Parks for All

"Park equity" gets a new focus as cities tackle inequality in all facets of public life.
by | September 2019
India Basin in San Francisco (Flickr/Liz Henry)

Five years ago, the San Francisco Recreation and Parks Department acquired a 5-acre brownfield property at India Basin, the city’s easternmost point abutting the bay. It’s a dusty, vacant strip of land, where the rusting remnants of a derelict boat yard protrude out onto scenic waterfront alongside warehouses and fields of yellowed grass. By 2025, however, that space will undergo a $125 million renovation, becoming—in the words of the department’s General Manager Phil Ginsburg—“an equitable, culturally relevant and beautiful waterfront park” connecting nearly 2 miles of shoreline near a low-income black neighborhood.

Ginsburg calls India Basin “one of the most important park projects in modern San Francisco history.” It’s part of a growing national movement for “park equity” or “reasonably equal access to quality parks,” as described in a July report from City Parks Alliance and the Urban Institute. The idea is getting a renewed focus as equity in general moves to the forefront of most cities’ agendas. Many are recognizing that poor and minority communities often lack parks, especially ones that are well-maintained with quality amenities and programming. The report notes that parks in high-poverty neighborhoods tend to be smaller and have more litter.

To address this inequity, several municipal governments are using public data to identify where parks need to be built or improved, all while endeavoring to let neighborhoods take the lead in creating these green spaces.

“We’re actually hiring people from this community to be part of the planning of this park project at an executive level,” Ginsburg says of India Basin. “We’re not just asking them to show up at a community meeting. The idea is to do something special for this neighborhood, and have it be a space where the community that lives there now feels welcome—like this was built by and for them.”

The report identifies myriad ways other cities are making this a priority. Los Angeles created a citywide property tax assessment district bringing in $25 million annually for youth infrastructure, including parks. The Red Rock Trail System in and around Birmingham, Ala., used federal grants and county funds to build 100 miles of trails connecting poor and affluent communities to recreational opportunities.

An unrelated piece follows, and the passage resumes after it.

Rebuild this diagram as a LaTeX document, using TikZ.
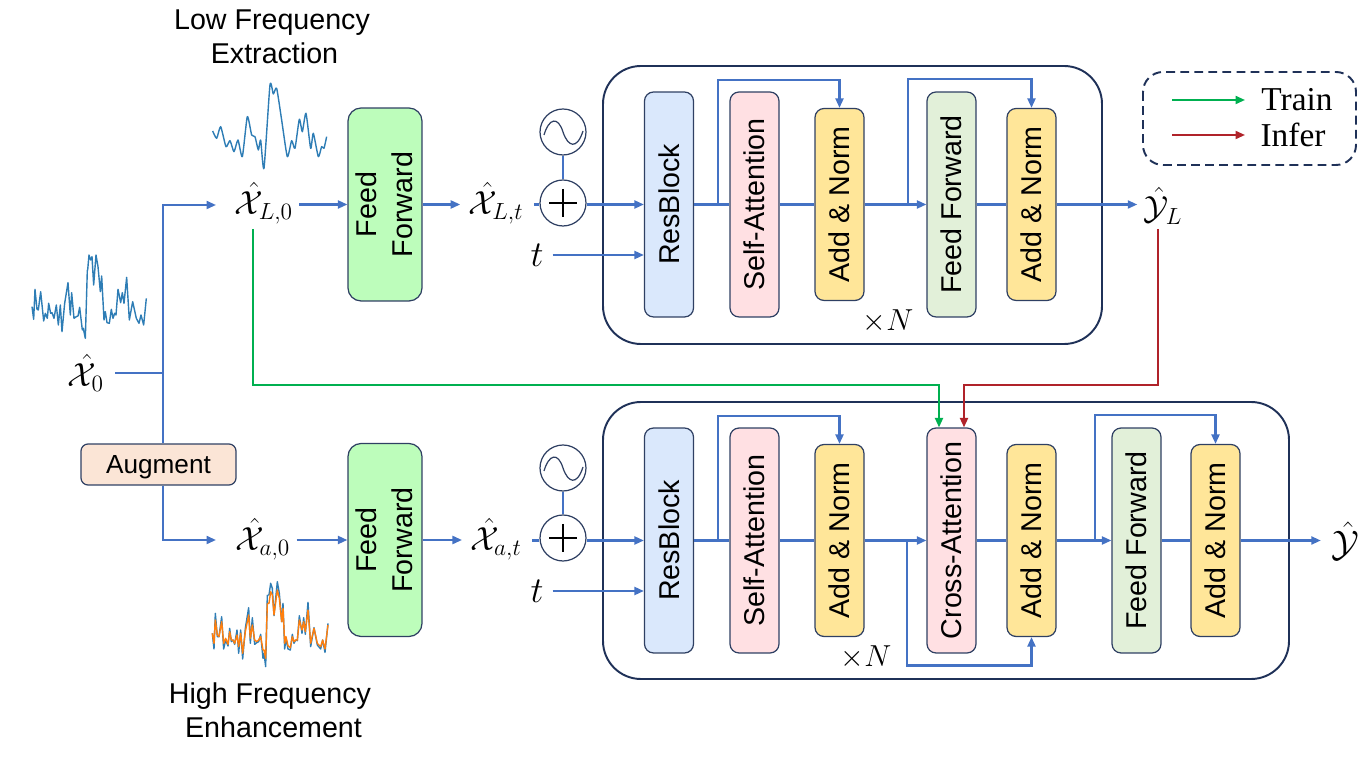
\documentclass[tikz,border=0pt]{standalone}
\usepackage{fix-cm}
\usepackage{graphicx}
\usepackage{fontspec}
\usetikzlibrary{arrows.meta}
\newfontfamily\boxfont{Liberation Sans}
\newfontfamily\legendfont{Liberation Serif}
\definecolor{flowblue}{HTML}{4472C4}
\definecolor{edgedark}{HTML}{2F4063}
\definecolor{framedark}{HTML}{1F3158}
\definecolor{trainclr}{HTML}{00B050}
\definecolor{inferclr}{HTML}{B0232A}
\definecolor{resfill}{HTML}{DAE8FC}
\definecolor{attfill}{HTML}{FFE0E3}
\definecolor{normfill}{HTML}{FFE699}
\definecolor{ffblock}{HTML}{E2F0D9}
\definecolor{ffgreen}{HTML}{BDFDBB}
\definecolor{augfill}{HTML}{FBE5D6}
\definecolor{waveblue}{HTML}{2E7DB5}
\definecolor{waveorange}{HTML}{FF7F0E}
\newcommand{\vlabel}[1]{\rotatebox{90}{#1}}
\newcommand{\fflabel}{\makebox[0pt]{\hspace*{.12cm}\vlabel{\begin{tabular}{@{}c@{}}Feed\\[1pt]Forward\end{tabular}}}}
\tikzset{
  txt/.style={font=\boxfont\fontsize{16.3}{19.4}\selectfont},
  block/.style={draw=edgedark,line width=.7pt,rounded corners=.18cm,inner sep=0pt,minimum width=.98cm,txt},
  tallblock/.style={block,minimum height=4.5cm},
  shortblock/.style={block,minimum height=3.84cm,fill=normfill},
  ffbig/.style={draw=edgedark,line width=.7pt,rounded corners=.26cm,inner sep=0pt,minimum width=1.48cm,minimum height=3.86cm,fill=ffgreen,txt},
  frame/.style={draw=framedark,line width=1.1pt,rounded corners=.76cm},
  flow/.style={draw=flowblue,line width=1.2pt,-{Triangle[length=.19cm,width=.16cm]}},
  flowline/.style={draw=flowblue,line width=1.2pt},
  train/.style={draw=trainclr,line width=1.15pt,-{Triangle[length=.19cm,width=.16cm]}},
  infer/.style={draw=inferclr,line width=1.15pt,-{Triangle[length=.19cm,width=.16cm]}},
  mathlabel/.style={inner xsep=.12cm,inner ysep=0pt,font=\fontsize{19}{22}\selectfont},
  wave/.style={draw=waveblue,line width=.8pt,line join=round},
  addcircle/.style={circle,draw=edgedark,line width=.7pt,minimum size=.92cm,inner sep=0pt,
    path picture={\draw[black,line width=1.6pt] (path picture bounding box.center) +(-14,0) -- +(14,0) +(0,-14) -- +(0,14);}},
  sinecircle/.style={circle,draw=edgedark,line width=.7pt,minimum size=.92cm,inner sep=0pt,
    path picture={\draw[edgedark,line width=.7pt] (path picture bounding box.center) ++(-19,3) .. controls +(5,-17) and +(-5,-16) .. ++(19,-3) .. controls +(5,15) and +(-6,19) .. ++(20,-1);}}
}
\begin{document}
\begin{tikzpicture}[x=.02cm,y=-.02cm]
\useasboundingbox (0,0) rectangle (1362,759);
% outer frames
\draw[frame] (603,66) rectangle (1102,344);
\draw[frame] (603,402) rectangle (1289,679);
\draw[draw=framedark,line width=1.1pt,dash pattern=on 5pt off 3pt,rounded corners=.4cm] (1143,72) rectangle (1356,165);
% upper row
\node[tallblock,fill=resfill] (resT) at (669,204.5) {\vlabel{ResBlock}};
\node[tallblock,fill=attfill] (selfT) at (754.5,204.5) {\vlabel{Self-Attention}};
\node[shortblock] (addT) at (839.5,204.5) {\vlabel{Add \& Norm}};
\node[tallblock,fill=ffblock] (ffT) at (951.5,204.5) {\vlabel{Feed Forward}};
\node[shortblock] (addTb) at (1031.5,204.5) {\vlabel{Add \& Norm}};
\node (timesT) at (888,321) {\LARGE$\times N$};
% lower row
\node[tallblock,fill=resfill] (resB) at (669,540.5) {\vlabel{ResBlock}};
\node[tallblock,fill=attfill] (selfB) at (754.5,540.5) {\vlabel{Self-Attention}};
\node[shortblock] (addB) at (839.5,540.5) {\vlabel{Add \& Norm}};
\node[tallblock,fill=attfill] (crossB) at (951.5,540.5) {\vlabel{Cross-Attention}};
\node[shortblock] (addBb) at (1031.5,540.5) {\vlabel{Add \& Norm}};
\node[tallblock,fill=ffblock] (ffB) at (1136.5,540.5) {\vlabel{Feed Forward}};
\node[shortblock] (addBc) at (1215.5,540.5) {\vlabel{Add \& Norm}};
\node (timesB) at (866,657) {\LARGE$\times N$};
% left part
\node[mathlabel] (xzero) at (86,373) {$\hat{\mathcal{X}}_0$};
\node[mathlabel] (xLz) at (264,203) {$\hat{\mathcal{X}}_{L,0}$};
\node[mathlabel] (xaz) at (263,539) {$\hat{\mathcal{X}}_{a,0}$};
\node[draw=edgedark,line width=.7pt,rounded corners=.14cm,fill=augfill,minimum width=3.1cm,minimum height=.82cm,inner sep=0pt,text depth=0pt,font=\boxfont\fontsize{14.9}{17}\selectfont] (aug) at (158.5,464.5) {Augment};
\node[ffbig] (ffL) at (385,204.5) {\fflabel};
\node[ffbig] (ffa) at (385,540) {\fflabel};
\node[mathlabel] (xLt) at (496,203) {$\hat{\mathcal{X}}_{L,t}$};
\node[mathlabel] (xat) at (496,539) {$\hat{\mathcal{X}}_{a,t}$};
\node[sinecircle] (sineT) at (563,132) {};
\node[addcircle] (plusT) at (563,203) {};
\node[sinecircle] (sineB) at (563,468) {};
\node[addcircle] (plusB) at (563,538) {};
\node[font=\huge] (tT) at (537,255) {$t$};
\node[font=\huge] (tB) at (537,591) {$t$};
\node[txt,align=center] (lowtxt) at (272,37) {Low Frequency\\\hspace*{.1cm}Extraction};
\node[txt,align=center] (hightxt) at (270,710) {High Frequency\\\hspace*{.14cm}Enhancement};
% outputs
\node[mathlabel] (yL) at (1163,206) {$\hat{\mathcal{Y}}_L$};
\node[inner sep=0pt,font=\fontsize{21}{24}\selectfont] (yout) at (1345,541) {$\hat{\mathcal{Y}}$};
% legend
\node[font=\legendfont\fontsize{19}{21}\selectfont] (trainlab) at (1297,100) {Train};
\node[font=\legendfont\fontsize{19}{21}\selectfont] (inferlab) at (1293,135) {Infer};
\coordinate (trainA) at (1172,100);
\coordinate (trainB) at (1245,100);
\coordinate (inferA) at (1172,135);
\coordinate (inferB) at (1245,135);
\draw[train] (trainA) -- (trainB);
\draw[infer] (inferA) -- (inferB);
% left connectors
\coordinate (split) at (163,373);
\coordinate (upL) at (216,205);
\coordinate (upa) at (216,540);
\draw[flowline,shorten <=.1cm] (xzero.east |- split) -- (split);
\draw[flow] (aug.north -| split) -- (split) |- (upL);
\draw[flow] (aug.south -| split) |- (upa);
\draw[flow] (xLz.east |- ffL.west) -- (ffL.west);
\draw[flow] (xaz.east |- ffa.west) -- (ffa.west);
\draw[flow,shorten >=.04cm] (ffL.east) -- (xLt.west |- ffL.east);
\draw[flow,shorten >=.04cm] (ffa.east) -- (xat.west |- ffa.east);
\draw[flowline,shorten <=.08cm] (xLt.east |- resT.west) -- (plusT.west |- resT.west);
\draw[flowline,shorten <=.08cm] (xat.east |- resB.west) -- (plusB.west |- resB.west);
\draw[draw=flowblue,line width=.6pt] (sineT) -- (plusT);
\draw[draw=flowblue,line width=.6pt] (sineB) -- (plusB);
\draw[flow] (plusT.east |- resT.west) -- (resT.west);
\draw[flow] (plusB.east |- resB.west) -- (resB.west);
\draw[flow,shorten <=.06cm] (tT.east |- 0,255) -- (resT.west |- 0,255);
\draw[flow,shorten <=.06cm] (tB.east |- 0,591) -- (resB.west |- 0,591);
% upper connectors
\draw[flowline] (resT.east) -- (selfT.west);
\draw[flowline] (selfT.east) -- (addT.west);
\draw[flow] (addT.east) -- (ffT.west);
\draw[flowline] (ffT.east) -- (addTb.west);
\draw[flow] (addTb.east) -- (addTb.east -| yL.west);
\coordinate (skipA) at (718,204.5);
\coordinate (skipB) at (908,204.5);
\draw[flow] (skipA) -- ++(0,-124.5) -| (addT.north);
\draw[flow] (skipB) -- ++(0,-125.5) -| (addTb.north);
% lower connectors
\draw[flowline] (resB.east) -- (selfB.west);
\draw[flowline] (selfB.east) -- (addB.west);
\draw[flow] (addB.east) -- (crossB.west);
\draw[flowline] (crossB.east) -- (addBb.west);
\draw[flow] (addBb.east) -- (ffB.west);
\draw[flowline] (ffB.east) -- (addBc.west);
\draw[flow,shorten >=.2cm] (addBc.east) -- (addBc.east -| yout.west);
\coordinate (skipC) at (718,540.5);
\coordinate (skipD) at (907,540.5);
\coordinate (skipE) at (1095,540.5);
\draw[flow] (skipC) -- ++(0,-124.5) -| (addB.north);
\draw[flow] (skipD) -- ++(0,125) -| (addBb.south);
\draw[flow] (skipE) -- ++(0,-125.5) -| (addBc.north);
% train and infer paths
\coordinate (trainstart) at (253,229);
\coordinate (inferstart) at (1158,229);
\draw[train] (trainstart) -- ++(0,156) -| ([xshift=-.25cm]crossB.north);
\draw[infer] (inferstart) -- ++(0,156) -| ([xshift=.25cm]crossB.north);
% waveforms
\begin{scope}[shift={(28,250)},x=.00667cm,y=-.00667cm]
\draw[wave] plot coordinates {(12,170) (17,208) (21,118) (27,178) (31,180) (38,125) (47,213) (52,190) (58,205) (62,160) (68,190) (72,188) (78,205) (85,165) (91,225) (97,165) (102,245) (110,160) (120,98) (127,195) (131,128) (138,205) (145,200) (150,198) (155,172) (163,240) (166,235) (172,265) (178,60)};
\end{scope}
\begin{scope}[shift={(88,250)},x=.00667cm,y=-.00667cm]
\draw[wave] plot coordinates {(-1,60) (3,15) (8,30) (12,20) (17,105) (24,15) (30,50) (37,125) (41,78) (48,210) (52,185) (57,218) (64,220) (70,178) (75,205) (80,190) (84,195) (90,118) (98,158) (103,128) (108,160) (116,82) (124,210) (134,155) (145,205) (153,220) (159,195) (167,225) (175,145)};
\end{scope}
\begin{scope}[x=.00667cm,y=-.00667cm]
\draw[wave] plot[smooth,tension=.35] coordinates {(638,393) (650,415) (662,380) (678,440) (690,422) (702,455) (714,420) (727,470) (742,350) (755,405) (765,410) (775,450) (782,420) (792,505) (810,255) (820,282) (830,265) (845,360) (862,470) (875,422) (885,445) (898,358) (907,395) (918,340) (932,445) (940,400) (955,470) (965,440) (972,445) (980,410)};
\end{scope}
\begin{scope}[shift={(208,575)},x=.00667cm,y=-.00667cm]
\draw[wave] plot coordinates {(13,175) (18,222) (22,115) (28,185) (33,185) (41,125) (47,222) (53,195) (60,213) (65,160) (70,200) (75,195) (80,208) (87,165) (92,235) (98,165) (104,252) (112,160) (122,98) (127,205) (133,128) (140,208) (146,203) (152,200) (158,178) (165,250) (168,235) (173,275) (178,60)};
\draw[wave,draw=waveorange] plot coordinates {(13,175) (18,205) (22,135) (28,180) (33,185) (41,140) (47,205) (53,190) (60,208) (65,170) (70,195) (75,195) (80,205) (87,180) (92,215) (98,175) (104,235) (112,170) (122,120) (127,190) (133,150) (140,195) (146,200) (152,195) (158,185) (165,225) (168,225) (173,250) (178,85)};
\end{scope}
\begin{scope}[shift={(268,575)},x=.00667cm,y=-.00667cm]
\draw[wave] plot coordinates {(-1,60) (3,60) (8,25) (13,40) (18,122) (28,20) (34,55) (41,140) (45,85) (50,222) (54,190) (60,222) (67,225) (73,178) (78,205) (83,195) (88,197) (94,122) (102,175) (107,128) (112,178) (120,82) (128,215) (138,158) (148,210) (158,222) (164,195) (171,232) (180,145)};
\draw[wave,draw=waveorange] plot coordinates {(-1,85) (3,85) (8,50) (13,60) (18,120) (28,45) (34,70) (41,140) (45,100) (50,205) (54,185) (60,212) (67,218) (73,185) (78,200) (83,195) (88,195) (94,135) (102,165) (107,140) (112,170) (120,105) (128,205) (138,160) (148,205) (158,215) (164,195) (171,222) (180,150)};
\end{scope}
\end{tikzpicture}
\end{document}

Minneapolis crafted a six-year capital improvement plan featuring parks planning with an equity framework.

And Miami-Dade County, Fla., is analyzing how parks benefit specific groups of people. “In conducting community outreach,” the report explains, “Miami-Dade County and the city of Brownsville, Texas, have included engagement strategies in Spanish to ensure the Latinx populations were included in the process and to help determine where investments for parks were being directed.” Seattle took a similar approach in preparing a gap analysis report while drafting its comprehensive plan.

Park equity aims to promote equity in mental and physical health, but cities also see this as an economic issue. “The creation and maintenance of strong park systems can encourage economic prosperity,” the report finds, “particularly in low-income or disinvested communities, which might have higher vacancy rates and a less stable affordable housing stock. Infusing vibrancy back into public spaces transforms the perception of place and can become a strategy for wealth building for existing residents and businesses.”

The report’s authors caution against “green gentrification,” wherein the creation of more and better parks contributes to pricing residents out of their neighborhoods. But planners can adopt the best practices of building parks on blighted or neglected lots, making sure construction and upgrades align with affordable housing goals, and, more than anything else, letting the needs of area residents guide the process.

In the meantime, the India Basin project moves forward. Construction won’t start until 2021, but in June the Recreation and Parks Department, the Trust for Public Land and the San Francisco Parks Alliance invited public input on the park’s design.